Code that draws figures
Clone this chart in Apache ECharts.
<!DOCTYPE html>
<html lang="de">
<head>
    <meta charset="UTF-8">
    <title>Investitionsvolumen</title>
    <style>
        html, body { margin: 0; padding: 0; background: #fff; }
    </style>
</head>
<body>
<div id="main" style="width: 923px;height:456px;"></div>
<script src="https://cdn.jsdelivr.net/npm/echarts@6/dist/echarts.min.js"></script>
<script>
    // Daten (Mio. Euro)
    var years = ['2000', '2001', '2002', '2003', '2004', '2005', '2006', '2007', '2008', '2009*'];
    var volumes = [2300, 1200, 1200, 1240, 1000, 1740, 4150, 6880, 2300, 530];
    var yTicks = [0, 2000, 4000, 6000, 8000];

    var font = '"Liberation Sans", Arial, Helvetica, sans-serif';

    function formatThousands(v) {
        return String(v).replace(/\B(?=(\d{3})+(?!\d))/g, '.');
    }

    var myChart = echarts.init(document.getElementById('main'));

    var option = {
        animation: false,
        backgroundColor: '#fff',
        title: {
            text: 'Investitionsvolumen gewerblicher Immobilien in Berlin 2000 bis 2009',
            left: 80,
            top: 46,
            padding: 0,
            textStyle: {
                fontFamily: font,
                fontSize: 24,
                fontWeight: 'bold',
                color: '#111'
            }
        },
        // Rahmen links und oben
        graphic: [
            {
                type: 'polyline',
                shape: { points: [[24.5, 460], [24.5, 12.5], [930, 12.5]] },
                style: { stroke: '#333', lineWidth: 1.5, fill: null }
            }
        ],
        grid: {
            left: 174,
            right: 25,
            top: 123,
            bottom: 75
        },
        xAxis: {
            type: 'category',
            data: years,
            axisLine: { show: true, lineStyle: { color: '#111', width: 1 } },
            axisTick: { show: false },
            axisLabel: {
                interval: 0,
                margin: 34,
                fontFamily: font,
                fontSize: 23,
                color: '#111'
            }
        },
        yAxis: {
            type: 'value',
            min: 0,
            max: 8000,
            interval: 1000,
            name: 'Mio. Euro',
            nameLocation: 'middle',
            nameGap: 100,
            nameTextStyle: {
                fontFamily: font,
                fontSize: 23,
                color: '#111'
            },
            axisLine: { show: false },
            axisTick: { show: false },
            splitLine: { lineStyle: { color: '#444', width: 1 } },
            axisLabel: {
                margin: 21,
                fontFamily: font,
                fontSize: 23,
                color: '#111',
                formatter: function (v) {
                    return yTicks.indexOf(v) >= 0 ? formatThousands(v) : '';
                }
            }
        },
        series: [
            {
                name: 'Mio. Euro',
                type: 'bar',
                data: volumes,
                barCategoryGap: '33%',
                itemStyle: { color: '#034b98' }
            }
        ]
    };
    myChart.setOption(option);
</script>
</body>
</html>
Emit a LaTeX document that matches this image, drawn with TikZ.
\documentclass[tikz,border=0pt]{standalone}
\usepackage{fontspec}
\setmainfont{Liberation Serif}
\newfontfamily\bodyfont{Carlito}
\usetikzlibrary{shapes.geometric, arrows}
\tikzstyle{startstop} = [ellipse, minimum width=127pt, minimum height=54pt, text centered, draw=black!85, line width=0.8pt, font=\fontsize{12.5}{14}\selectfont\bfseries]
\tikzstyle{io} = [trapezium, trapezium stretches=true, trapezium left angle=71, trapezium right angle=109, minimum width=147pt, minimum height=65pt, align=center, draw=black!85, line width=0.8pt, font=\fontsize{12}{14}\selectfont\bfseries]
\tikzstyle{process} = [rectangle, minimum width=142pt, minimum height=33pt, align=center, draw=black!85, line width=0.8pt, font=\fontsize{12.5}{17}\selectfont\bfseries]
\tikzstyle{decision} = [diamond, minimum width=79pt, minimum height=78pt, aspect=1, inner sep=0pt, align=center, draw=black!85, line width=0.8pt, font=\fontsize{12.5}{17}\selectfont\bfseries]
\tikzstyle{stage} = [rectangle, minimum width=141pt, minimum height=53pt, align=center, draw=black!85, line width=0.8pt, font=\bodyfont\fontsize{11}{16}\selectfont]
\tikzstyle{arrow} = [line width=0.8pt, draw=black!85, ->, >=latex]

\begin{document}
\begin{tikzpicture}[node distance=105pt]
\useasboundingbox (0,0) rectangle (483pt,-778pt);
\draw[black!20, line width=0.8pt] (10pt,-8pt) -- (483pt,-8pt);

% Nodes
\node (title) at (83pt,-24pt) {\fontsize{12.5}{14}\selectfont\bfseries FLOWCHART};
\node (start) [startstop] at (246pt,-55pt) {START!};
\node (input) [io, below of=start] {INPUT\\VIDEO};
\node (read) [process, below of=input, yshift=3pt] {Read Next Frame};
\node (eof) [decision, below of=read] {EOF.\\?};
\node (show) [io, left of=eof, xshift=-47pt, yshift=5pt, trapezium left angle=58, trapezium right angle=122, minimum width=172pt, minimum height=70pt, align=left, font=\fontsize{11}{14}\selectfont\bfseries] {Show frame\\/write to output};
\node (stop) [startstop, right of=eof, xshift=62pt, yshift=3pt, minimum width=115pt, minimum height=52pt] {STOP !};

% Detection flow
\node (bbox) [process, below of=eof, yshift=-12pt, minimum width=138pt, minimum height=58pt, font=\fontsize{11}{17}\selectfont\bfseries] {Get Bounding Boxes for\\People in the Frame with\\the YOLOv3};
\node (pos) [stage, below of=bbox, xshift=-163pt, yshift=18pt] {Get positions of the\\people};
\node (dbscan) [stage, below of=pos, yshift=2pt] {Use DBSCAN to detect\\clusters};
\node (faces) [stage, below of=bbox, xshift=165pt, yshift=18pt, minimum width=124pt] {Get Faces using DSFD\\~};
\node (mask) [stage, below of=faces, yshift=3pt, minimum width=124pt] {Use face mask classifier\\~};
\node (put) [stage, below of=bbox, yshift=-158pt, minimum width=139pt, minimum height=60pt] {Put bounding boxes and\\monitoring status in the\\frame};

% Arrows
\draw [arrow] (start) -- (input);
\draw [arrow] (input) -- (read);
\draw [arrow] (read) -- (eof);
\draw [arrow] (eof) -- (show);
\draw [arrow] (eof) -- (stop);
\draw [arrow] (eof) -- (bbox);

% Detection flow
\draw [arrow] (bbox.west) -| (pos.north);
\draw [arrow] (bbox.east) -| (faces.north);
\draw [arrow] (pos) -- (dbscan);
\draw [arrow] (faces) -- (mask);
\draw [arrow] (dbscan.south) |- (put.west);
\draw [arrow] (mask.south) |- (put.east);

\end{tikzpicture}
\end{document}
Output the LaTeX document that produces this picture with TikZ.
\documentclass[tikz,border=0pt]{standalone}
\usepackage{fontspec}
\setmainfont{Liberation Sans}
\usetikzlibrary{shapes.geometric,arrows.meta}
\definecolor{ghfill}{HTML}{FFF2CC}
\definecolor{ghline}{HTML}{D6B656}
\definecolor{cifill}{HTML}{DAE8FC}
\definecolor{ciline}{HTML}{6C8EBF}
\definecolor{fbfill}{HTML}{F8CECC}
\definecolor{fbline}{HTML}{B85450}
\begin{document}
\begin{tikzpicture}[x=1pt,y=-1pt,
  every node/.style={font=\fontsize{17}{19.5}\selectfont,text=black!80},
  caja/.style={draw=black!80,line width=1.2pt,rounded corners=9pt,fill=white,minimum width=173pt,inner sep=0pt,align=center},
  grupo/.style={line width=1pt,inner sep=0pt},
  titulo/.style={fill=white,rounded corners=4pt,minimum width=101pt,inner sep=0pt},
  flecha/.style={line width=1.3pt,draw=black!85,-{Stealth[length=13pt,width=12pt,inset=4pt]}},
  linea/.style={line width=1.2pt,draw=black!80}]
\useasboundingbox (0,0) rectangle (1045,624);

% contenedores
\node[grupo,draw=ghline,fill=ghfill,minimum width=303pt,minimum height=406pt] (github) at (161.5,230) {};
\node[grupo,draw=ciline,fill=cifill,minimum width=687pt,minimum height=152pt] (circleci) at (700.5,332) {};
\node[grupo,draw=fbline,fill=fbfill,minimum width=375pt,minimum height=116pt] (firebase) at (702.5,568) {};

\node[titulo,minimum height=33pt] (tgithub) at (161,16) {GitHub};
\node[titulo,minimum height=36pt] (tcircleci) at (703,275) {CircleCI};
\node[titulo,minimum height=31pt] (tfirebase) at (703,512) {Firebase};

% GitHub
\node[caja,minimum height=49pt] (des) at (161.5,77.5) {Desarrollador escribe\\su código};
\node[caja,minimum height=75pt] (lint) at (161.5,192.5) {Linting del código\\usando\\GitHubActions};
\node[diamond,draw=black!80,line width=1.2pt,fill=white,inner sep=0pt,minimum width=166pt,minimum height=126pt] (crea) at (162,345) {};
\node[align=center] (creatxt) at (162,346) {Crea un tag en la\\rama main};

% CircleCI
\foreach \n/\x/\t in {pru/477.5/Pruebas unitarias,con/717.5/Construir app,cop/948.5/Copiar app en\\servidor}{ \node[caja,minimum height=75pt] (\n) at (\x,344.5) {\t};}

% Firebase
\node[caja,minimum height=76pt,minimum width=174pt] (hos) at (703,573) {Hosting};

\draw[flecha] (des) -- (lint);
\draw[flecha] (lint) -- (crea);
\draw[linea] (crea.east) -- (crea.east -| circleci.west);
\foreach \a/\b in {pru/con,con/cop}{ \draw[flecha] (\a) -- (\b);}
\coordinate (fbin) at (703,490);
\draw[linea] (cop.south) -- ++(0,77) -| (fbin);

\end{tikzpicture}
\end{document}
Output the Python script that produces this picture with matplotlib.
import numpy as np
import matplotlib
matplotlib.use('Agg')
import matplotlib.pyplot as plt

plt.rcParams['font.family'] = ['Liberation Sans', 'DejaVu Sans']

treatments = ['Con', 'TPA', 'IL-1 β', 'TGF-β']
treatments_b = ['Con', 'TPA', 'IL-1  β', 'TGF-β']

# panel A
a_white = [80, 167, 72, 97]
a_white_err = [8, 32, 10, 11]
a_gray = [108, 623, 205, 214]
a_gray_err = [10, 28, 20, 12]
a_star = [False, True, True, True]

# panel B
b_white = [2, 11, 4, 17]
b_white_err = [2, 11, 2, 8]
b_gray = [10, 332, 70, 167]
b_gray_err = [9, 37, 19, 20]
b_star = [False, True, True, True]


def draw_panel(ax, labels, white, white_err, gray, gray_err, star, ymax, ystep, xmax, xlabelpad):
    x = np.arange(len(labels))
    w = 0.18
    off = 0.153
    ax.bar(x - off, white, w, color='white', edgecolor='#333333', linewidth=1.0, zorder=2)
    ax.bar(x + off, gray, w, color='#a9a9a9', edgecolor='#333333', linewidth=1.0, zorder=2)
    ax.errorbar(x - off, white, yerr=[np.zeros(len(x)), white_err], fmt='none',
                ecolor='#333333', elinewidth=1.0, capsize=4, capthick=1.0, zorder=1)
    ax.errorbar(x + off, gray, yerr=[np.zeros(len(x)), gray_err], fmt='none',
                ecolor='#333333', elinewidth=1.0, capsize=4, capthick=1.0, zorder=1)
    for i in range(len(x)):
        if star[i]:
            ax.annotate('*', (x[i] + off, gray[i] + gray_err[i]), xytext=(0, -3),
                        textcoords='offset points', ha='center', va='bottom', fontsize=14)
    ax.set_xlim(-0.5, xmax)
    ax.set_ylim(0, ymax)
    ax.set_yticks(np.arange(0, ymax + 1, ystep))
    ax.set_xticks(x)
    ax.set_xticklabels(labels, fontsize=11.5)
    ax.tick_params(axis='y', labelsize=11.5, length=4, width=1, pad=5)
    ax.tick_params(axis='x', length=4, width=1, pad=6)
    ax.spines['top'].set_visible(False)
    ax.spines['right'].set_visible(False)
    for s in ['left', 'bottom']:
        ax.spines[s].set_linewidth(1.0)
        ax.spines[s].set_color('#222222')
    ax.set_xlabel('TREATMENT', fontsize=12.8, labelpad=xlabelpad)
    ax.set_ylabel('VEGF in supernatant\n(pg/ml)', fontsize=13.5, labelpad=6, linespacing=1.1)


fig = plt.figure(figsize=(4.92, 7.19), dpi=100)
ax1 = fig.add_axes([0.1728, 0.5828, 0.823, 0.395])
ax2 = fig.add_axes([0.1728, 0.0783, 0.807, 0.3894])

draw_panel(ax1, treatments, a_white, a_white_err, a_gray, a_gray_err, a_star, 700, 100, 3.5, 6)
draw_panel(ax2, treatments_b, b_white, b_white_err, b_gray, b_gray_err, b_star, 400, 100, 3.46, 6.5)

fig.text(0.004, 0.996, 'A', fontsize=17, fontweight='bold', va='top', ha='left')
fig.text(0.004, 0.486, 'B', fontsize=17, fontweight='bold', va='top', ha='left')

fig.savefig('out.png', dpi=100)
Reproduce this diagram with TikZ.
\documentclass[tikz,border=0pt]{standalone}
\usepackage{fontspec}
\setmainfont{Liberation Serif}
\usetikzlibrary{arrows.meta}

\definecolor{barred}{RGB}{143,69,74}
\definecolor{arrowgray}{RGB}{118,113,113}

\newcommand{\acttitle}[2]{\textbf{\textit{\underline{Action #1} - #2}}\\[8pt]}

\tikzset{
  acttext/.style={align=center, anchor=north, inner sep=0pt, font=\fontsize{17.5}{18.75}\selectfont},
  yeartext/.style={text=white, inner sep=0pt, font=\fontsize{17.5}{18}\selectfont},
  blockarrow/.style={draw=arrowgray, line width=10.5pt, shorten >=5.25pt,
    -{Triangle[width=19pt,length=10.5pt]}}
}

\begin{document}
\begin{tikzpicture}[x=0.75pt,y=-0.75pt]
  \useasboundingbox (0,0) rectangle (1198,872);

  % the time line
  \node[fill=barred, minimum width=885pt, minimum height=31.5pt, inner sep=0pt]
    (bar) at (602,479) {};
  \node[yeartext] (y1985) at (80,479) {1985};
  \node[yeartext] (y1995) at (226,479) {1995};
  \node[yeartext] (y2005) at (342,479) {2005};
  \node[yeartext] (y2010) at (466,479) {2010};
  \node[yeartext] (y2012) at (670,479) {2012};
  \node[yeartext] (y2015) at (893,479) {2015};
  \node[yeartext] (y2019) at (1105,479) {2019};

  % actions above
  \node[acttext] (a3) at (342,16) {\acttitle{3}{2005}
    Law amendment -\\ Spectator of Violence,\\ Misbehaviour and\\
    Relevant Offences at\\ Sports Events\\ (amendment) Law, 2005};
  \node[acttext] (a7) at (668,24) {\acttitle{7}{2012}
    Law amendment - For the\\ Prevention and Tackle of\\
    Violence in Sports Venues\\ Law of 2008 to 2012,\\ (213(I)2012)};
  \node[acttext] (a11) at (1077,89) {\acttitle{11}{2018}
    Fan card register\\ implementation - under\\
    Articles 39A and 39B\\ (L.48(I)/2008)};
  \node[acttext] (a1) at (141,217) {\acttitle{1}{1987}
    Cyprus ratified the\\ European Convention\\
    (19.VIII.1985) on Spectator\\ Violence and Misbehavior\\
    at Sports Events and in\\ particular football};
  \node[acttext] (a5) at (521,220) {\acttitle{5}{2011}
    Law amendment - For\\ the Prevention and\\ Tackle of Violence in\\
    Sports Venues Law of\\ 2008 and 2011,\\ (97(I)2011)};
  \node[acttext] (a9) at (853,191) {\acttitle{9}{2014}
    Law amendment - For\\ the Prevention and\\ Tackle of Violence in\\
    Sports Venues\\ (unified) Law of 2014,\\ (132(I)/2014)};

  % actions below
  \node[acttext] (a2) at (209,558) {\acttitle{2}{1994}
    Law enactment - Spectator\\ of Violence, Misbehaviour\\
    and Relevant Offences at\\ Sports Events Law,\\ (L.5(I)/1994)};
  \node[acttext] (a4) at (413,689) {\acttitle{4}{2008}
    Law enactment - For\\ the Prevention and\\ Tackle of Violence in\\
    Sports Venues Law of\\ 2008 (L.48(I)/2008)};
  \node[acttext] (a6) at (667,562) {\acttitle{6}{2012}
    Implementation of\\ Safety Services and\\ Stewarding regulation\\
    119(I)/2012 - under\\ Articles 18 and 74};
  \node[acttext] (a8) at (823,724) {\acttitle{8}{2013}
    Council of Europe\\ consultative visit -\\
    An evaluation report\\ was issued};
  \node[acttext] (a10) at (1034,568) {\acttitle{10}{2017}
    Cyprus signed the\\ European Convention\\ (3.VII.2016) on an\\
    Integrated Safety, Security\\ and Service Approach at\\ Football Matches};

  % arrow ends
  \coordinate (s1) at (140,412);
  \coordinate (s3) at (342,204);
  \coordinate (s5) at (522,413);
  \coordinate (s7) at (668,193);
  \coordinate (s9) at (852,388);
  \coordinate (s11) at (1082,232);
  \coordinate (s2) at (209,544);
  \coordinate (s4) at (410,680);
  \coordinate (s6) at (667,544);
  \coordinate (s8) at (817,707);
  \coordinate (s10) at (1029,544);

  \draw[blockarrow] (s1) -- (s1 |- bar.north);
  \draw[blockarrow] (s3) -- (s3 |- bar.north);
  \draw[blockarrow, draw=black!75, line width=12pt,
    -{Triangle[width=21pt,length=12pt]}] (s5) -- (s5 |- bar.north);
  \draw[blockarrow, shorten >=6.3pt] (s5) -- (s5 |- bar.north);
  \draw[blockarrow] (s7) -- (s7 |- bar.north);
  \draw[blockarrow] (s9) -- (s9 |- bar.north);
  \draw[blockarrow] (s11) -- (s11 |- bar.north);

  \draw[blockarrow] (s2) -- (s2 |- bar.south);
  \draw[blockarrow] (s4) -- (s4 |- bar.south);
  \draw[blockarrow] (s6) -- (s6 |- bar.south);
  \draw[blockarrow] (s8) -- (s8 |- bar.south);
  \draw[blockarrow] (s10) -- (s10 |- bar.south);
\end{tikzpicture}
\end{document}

• **SHORT TASK**: Please write out exactly the lines from the start of the data through the line that contains "Arial, Helvetica, sans-serif';", both ends included, and nothing else.

• **TASK ANSWER**:
Clone this chart in Apache ECharts.
<!DOCTYPE html>
<html lang="de">
<head>
    <meta charset="UTF-8">
    <title>Investitionsvolumen</title>
    <style>
        html, body { margin: 0; padding: 0; background: #fff; }
    </style>
</head>
<body>
<div id="main" style="width: 923px;height:456px;"></div>
<script src="https://cdn.jsdelivr.net/npm/echarts@6/dist/echarts.min.js"></script>
<script>
    // Daten (Mio. Euro)
    var years = ['2000', '2001', '2002', '2003', '2004', '2005', '2006', '2007', '2008', '2009*'];
    var volumes = [2300, 1200, 1200, 1240, 1000, 1740, 4150, 6880, 2300, 530];
    var yTicks = [0, 2000, 4000, 6000, 8000];

    var font = '"Liberation Sans", Arial, Helvetica, sans-serif';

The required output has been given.